What the exercise asks: In this exercise, return the whole listing exactly, excluding any images.
-- start of Available data --
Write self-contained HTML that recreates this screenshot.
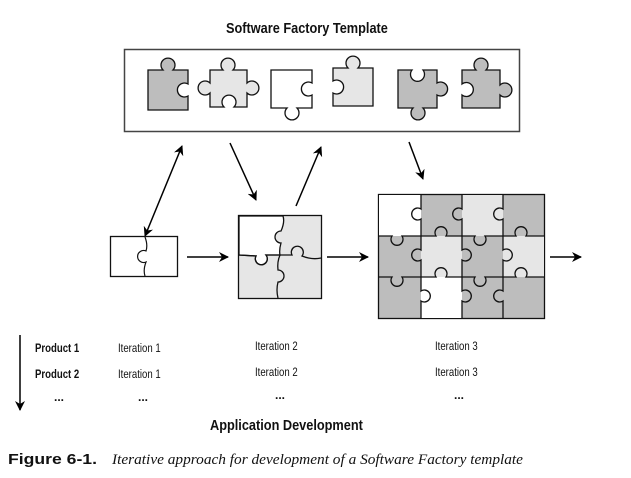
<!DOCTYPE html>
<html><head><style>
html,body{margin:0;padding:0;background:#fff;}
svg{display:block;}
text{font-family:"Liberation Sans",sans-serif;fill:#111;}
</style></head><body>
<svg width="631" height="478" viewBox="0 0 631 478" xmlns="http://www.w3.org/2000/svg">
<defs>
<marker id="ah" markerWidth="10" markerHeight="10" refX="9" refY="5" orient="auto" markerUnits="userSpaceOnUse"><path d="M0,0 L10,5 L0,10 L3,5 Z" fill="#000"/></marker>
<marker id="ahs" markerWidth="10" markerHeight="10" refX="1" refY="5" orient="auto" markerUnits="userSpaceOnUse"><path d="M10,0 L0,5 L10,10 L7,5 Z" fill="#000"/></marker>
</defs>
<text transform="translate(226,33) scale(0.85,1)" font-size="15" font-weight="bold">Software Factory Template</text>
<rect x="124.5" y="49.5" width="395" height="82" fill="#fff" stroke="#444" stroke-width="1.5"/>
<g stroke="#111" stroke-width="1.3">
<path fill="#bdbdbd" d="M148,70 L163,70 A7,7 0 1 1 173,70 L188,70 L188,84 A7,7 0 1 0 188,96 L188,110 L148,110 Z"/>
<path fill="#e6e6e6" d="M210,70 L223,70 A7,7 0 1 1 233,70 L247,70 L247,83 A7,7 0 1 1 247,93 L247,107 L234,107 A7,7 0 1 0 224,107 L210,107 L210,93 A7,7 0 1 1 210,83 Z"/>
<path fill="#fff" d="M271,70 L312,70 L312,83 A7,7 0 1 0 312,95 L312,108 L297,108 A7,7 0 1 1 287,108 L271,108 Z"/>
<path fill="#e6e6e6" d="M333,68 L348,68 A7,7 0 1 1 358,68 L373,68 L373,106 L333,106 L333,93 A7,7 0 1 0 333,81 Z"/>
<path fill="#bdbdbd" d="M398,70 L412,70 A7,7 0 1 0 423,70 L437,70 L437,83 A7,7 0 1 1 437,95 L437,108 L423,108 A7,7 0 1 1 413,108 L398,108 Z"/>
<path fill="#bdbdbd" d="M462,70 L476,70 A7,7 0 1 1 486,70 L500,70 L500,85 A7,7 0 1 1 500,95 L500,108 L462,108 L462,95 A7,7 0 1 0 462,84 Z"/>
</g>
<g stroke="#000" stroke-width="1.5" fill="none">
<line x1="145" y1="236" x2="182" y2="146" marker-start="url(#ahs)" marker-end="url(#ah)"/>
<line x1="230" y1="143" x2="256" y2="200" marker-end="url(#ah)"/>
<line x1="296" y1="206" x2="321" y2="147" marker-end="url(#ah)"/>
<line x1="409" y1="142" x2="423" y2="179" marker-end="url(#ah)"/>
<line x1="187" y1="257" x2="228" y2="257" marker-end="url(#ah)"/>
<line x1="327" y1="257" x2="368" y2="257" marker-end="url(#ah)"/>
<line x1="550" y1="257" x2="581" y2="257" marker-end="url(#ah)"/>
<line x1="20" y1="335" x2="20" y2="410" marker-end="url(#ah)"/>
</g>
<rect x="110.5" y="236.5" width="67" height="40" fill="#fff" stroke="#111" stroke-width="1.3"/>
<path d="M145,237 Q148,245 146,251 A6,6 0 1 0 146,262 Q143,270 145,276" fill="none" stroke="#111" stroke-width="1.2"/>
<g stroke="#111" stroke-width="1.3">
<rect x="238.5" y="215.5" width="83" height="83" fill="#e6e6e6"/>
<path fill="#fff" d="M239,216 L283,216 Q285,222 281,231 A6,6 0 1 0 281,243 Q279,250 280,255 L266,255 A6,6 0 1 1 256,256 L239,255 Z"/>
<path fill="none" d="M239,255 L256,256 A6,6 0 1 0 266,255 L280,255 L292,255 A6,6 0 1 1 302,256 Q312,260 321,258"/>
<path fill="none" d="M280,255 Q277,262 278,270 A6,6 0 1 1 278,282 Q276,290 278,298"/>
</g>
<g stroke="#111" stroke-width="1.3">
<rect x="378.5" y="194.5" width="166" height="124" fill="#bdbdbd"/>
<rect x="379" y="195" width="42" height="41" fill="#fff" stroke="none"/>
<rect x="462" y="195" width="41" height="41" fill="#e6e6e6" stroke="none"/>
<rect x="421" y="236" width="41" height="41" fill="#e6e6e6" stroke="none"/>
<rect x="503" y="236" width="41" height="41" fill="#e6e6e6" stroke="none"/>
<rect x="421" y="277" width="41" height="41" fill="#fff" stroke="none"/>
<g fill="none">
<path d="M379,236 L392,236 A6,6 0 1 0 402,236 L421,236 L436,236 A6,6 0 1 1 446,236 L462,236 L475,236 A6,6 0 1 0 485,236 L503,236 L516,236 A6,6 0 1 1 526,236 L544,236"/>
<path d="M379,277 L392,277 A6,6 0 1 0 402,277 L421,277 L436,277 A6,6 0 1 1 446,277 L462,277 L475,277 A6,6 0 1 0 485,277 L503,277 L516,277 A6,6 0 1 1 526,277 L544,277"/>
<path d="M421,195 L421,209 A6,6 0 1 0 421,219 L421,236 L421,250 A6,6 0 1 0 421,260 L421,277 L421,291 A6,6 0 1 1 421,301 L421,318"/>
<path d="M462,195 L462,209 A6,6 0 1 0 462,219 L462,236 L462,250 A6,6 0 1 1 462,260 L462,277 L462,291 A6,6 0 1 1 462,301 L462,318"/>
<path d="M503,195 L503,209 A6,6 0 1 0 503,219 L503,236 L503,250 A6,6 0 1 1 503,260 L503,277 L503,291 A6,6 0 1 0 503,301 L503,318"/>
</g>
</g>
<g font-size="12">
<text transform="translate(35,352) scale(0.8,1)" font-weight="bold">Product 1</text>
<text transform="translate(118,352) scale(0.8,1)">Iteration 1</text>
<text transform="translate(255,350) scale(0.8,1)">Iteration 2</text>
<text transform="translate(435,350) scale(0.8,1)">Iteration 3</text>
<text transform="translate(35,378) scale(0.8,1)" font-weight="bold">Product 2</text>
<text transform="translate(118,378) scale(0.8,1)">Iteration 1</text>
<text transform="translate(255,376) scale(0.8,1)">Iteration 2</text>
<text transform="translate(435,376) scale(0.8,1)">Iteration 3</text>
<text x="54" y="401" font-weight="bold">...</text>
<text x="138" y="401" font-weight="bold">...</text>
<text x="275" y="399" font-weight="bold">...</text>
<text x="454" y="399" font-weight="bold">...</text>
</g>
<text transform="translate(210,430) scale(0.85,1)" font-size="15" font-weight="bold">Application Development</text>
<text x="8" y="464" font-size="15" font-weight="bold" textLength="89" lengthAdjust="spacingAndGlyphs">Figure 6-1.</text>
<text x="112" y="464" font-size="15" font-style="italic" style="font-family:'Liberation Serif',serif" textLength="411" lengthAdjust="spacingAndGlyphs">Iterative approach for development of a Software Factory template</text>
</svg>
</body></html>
-- end of Available data --
Solution for this problem:
Write self-contained HTML that recreates this screenshot.
<!DOCTYPE html>
<html><head><style>
html,body{margin:0;padding:0;background:#fff;}
svg{display:block;}
text{font-family:"Liberation Sans",sans-serif;fill:#111;}
</style></head><body>
<svg width="631" height="478" viewBox="0 0 631 478" xmlns="http://www.w3.org/2000/svg">
<defs>
<marker id="ah" markerWidth="10" markerHeight="10" refX="9" refY="5" orient="auto" markerUnits="userSpaceOnUse"><path d="M0,0 L10,5 L0,10 L3,5 Z" fill="#000"/></marker>
<marker id="ahs" markerWidth="10" markerHeight="10" refX="1" refY="5" orient="auto" markerUnits="userSpaceOnUse"><path d="M10,0 L0,5 L10,10 L7,5 Z" fill="#000"/></marker>
</defs>
<text transform="translate(226,33) scale(0.85,1)" font-size="15" font-weight="bold">Software Factory Template</text>
<rect x="124.5" y="49.5" width="395" height="82" fill="#fff" stroke="#444" stroke-width="1.5"/>
<g stroke="#111" stroke-width="1.3">
<path fill="#bdbdbd" d="M148,70 L163,70 A7,7 0 1 1 173,70 L188,70 L188,84 A7,7 0 1 0 188,96 L188,110 L148,110 Z"/>
<path fill="#e6e6e6" d="M210,70 L223,70 A7,7 0 1 1 233,70 L247,70 L247,83 A7,7 0 1 1 247,93 L247,107 L234,107 A7,7 0 1 0 224,107 L210,107 L210,93 A7,7 0 1 1 210,83 Z"/>
<path fill="#fff" d="M271,70 L312,70 L312,83 A7,7 0 1 0 312,95 L312,108 L297,108 A7,7 0 1 1 287,108 L271,108 Z"/>
<path fill="#e6e6e6" d="M333,68 L348,68 A7,7 0 1 1 358,68 L373,68 L373,106 L333,106 L333,93 A7,7 0 1 0 333,81 Z"/>
<path fill="#bdbdbd" d="M398,70 L412,70 A7,7 0 1 0 423,70 L437,70 L437,83 A7,7 0 1 1 437,95 L437,108 L423,108 A7,7 0 1 1 413,108 L398,108 Z"/>
<path fill="#bdbdbd" d="M462,70 L476,70 A7,7 0 1 1 486,70 L500,70 L500,85 A7,7 0 1 1 500,95 L500,108 L462,108 L462,95 A7,7 0 1 0 462,84 Z"/>
</g>
<g stroke="#000" stroke-width="1.5" fill="none">
<line x1="145" y1="236" x2="182" y2="146" marker-start="url(#ahs)" marker-end="url(#ah)"/>
<line x1="230" y1="143" x2="256" y2="200" marker-end="url(#ah)"/>
<line x1="296" y1="206" x2="321" y2="147" marker-end="url(#ah)"/>
<line x1="409" y1="142" x2="423" y2="179" marker-end="url(#ah)"/>
<line x1="187" y1="257" x2="228" y2="257" marker-end="url(#ah)"/>
<line x1="327" y1="257" x2="368" y2="257" marker-end="url(#ah)"/>
<line x1="550" y1="257" x2="581" y2="257" marker-end="url(#ah)"/>
<line x1="20" y1="335" x2="20" y2="410" marker-end="url(#ah)"/>
</g>
<rect x="110.5" y="236.5" width="67" height="40" fill="#fff" stroke="#111" stroke-width="1.3"/>
<path d="M145,237 Q148,245 146,251 A6,6 0 1 0 146,262 Q143,270 145,276" fill="none" stroke="#111" stroke-width="1.2"/>
<g stroke="#111" stroke-width="1.3">
<rect x="238.5" y="215.5" width="83" height="83" fill="#e6e6e6"/>
<path fill="#fff" d="M239,216 L283,216 Q285,222 281,231 A6,6 0 1 0 281,243 Q279,250 280,255 L266,255 A6,6 0 1 1 256,256 L239,255 Z"/>
<path fill="none" d="M239,255 L256,256 A6,6 0 1 0 266,255 L280,255 L292,255 A6,6 0 1 1 302,256 Q312,260 321,258"/>
<path fill="none" d="M280,255 Q277,262 278,270 A6,6 0 1 1 278,282 Q276,290 278,298"/>
</g>
<g stroke="#111" stroke-width="1.3">
<rect x="378.5" y="194.5" width="166" height="124" fill="#bdbdbd"/>
<rect x="379" y="195" width="42" height="41" fill="#fff" stroke="none"/>
<rect x="462" y="195" width="41" height="41" fill="#e6e6e6" stroke="none"/>
<rect x="421" y="236" width="41" height="41" fill="#e6e6e6" stroke="none"/>
<rect x="503" y="236" width="41" height="41" fill="#e6e6e6" stroke="none"/>
<rect x="421" y="277" width="41" height="41" fill="#fff" stroke="none"/>
<g fill="none">
<path d="M379,236 L392,236 A6,6 0 1 0 402,236 L421,236 L436,236 A6,6 0 1 1 446,236 L462,236 L475,236 A6,6 0 1 0 485,236 L503,236 L516,236 A6,6 0 1 1 526,236 L544,236"/>
<path d="M379,277 L392,277 A6,6 0 1 0 402,277 L421,277 L436,277 A6,6 0 1 1 446,277 L462,277 L475,277 A6,6 0 1 0 485,277 L503,277 L516,277 A6,6 0 1 1 526,277 L544,277"/>
<path d="M421,195 L421,209 A6,6 0 1 0 421,219 L421,236 L421,250 A6,6 0 1 0 421,260 L421,277 L421,291 A6,6 0 1 1 421,301 L421,318"/>
<path d="M462,195 L462,209 A6,6 0 1 0 462,219 L462,236 L462,250 A6,6 0 1 1 462,260 L462,277 L462,291 A6,6 0 1 1 462,301 L462,318"/>
<path d="M503,195 L503,209 A6,6 0 1 0 503,219 L503,236 L503,250 A6,6 0 1 1 503,260 L503,277 L503,291 A6,6 0 1 0 503,301 L503,318"/>
</g>
</g>
<g font-size="12">
<text transform="translate(35,352) scale(0.8,1)" font-weight="bold">Product 1</text>
<text transform="translate(118,352) scale(0.8,1)">Iteration 1</text>
<text transform="translate(255,350) scale(0.8,1)">Iteration 2</text>
<text transform="translate(435,350) scale(0.8,1)">Iteration 3</text>
<text transform="translate(35,378) scale(0.8,1)" font-weight="bold">Product 2</text>
<text transform="translate(118,378) scale(0.8,1)">Iteration 1</text>
<text transform="translate(255,376) scale(0.8,1)">Iteration 2</text>
<text transform="translate(435,376) scale(0.8,1)">Iteration 3</text>
<text x="54" y="401" font-weight="bold">...</text>
<text x="138" y="401" font-weight="bold">...</text>
<text x="275" y="399" font-weight="bold">...</text>
<text x="454" y="399" font-weight="bold">...</text>
</g>
<text transform="translate(210,430) scale(0.85,1)" font-size="15" font-weight="bold">Application Development</text>
<text x="8" y="464" font-size="15" font-weight="bold" textLength="89" lengthAdjust="spacingAndGlyphs">Figure 6-1.</text>
<text x="112" y="464" font-size="15" font-style="italic" style="font-family:'Liberation Serif',serif" textLength="411" lengthAdjust="spacingAndGlyphs">Iterative approach for development of a Software Factory template</text>
</svg>
</body></html>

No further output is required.